When Venus kisses the Sun in the natal chart, it instills in them a longing to live beautifully. This is why you’ll find Sun-Venus individuals unconsciously orchestrating their world with an eye for harmony: from the colors they wear to the texture of a conversation, from the way they style a table to how they express affection. And this goes far beyond vanity or surface-level appeal. To them, aesthetics is a way of honoring the spirit through the physical. Harmony in one’s environment helps with inner dissonance. A beautifully lit room, a well-placed flower, a perfectly timed compliment, these are are remedies.

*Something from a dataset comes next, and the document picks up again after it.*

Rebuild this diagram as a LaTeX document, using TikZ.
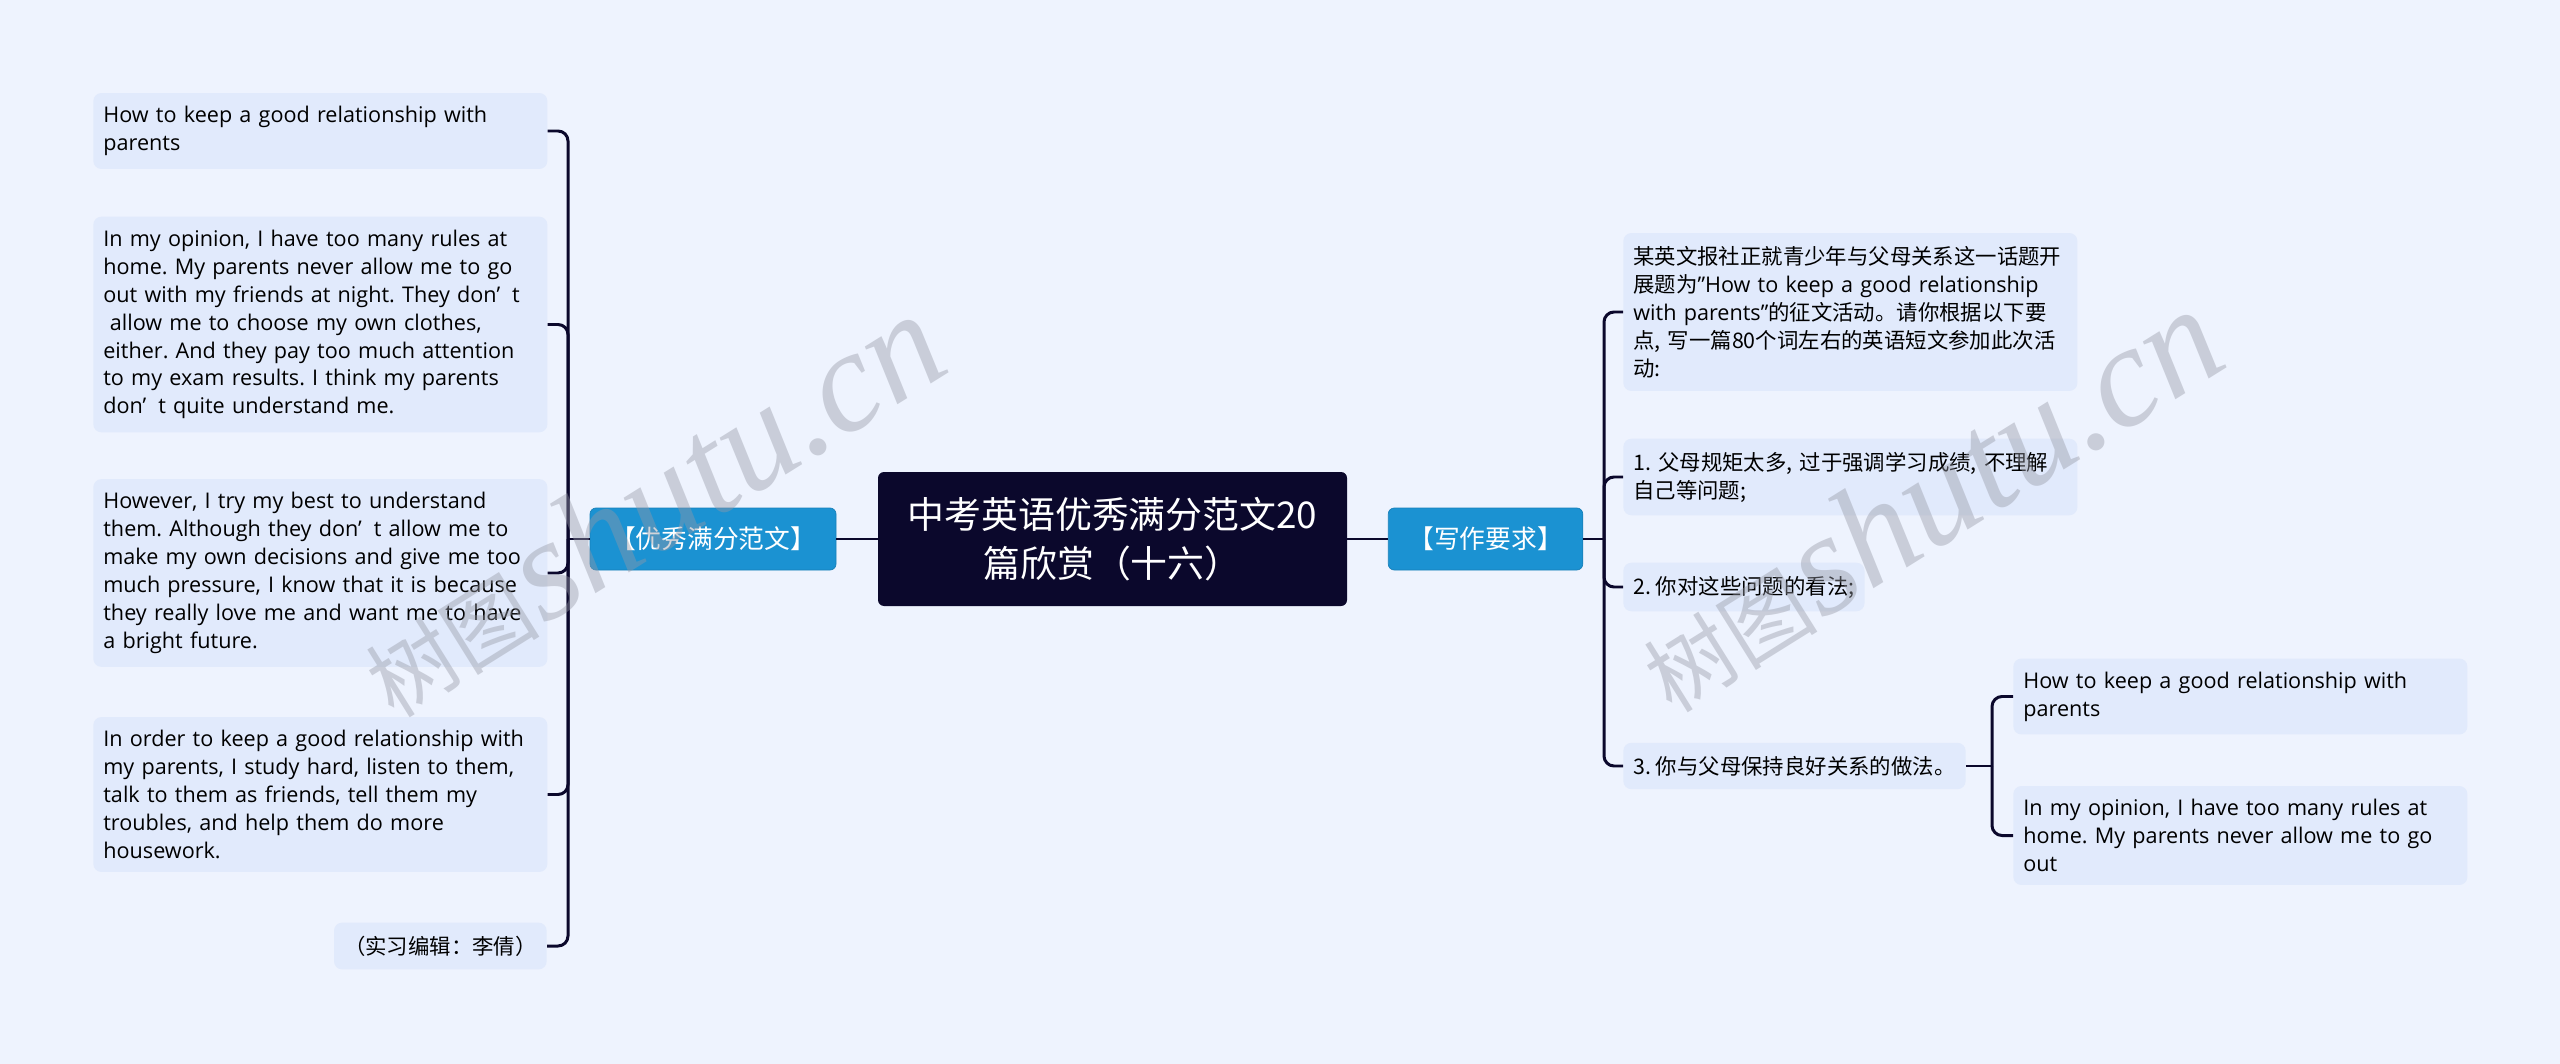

In relationships too, their artistry emerges – in a deep desire to create emotional symmetry. Like the love goddess Aphrodite herself, they seek unions that are both inspiring, peaceful yet passionate. And they are often quite willing to work to preserve this sense of harmony through diplomacy. But this dedication to likability, this Venusian urge to be pleasant, can come at a cost if it becomes compulsive. If they place too much weight on external approval, they risk betraying the wild, messy, sometimes inconvenient truths of who they really are. Because harmony isn’t always quiet. Beauty isn’t always neat. And love, real love, requires the courage to be seen, not just admired. So let them paint their lives in gold and rose. But let them also remember: the truest beauty is never just what pleases the eye, it’s what stirs the soul.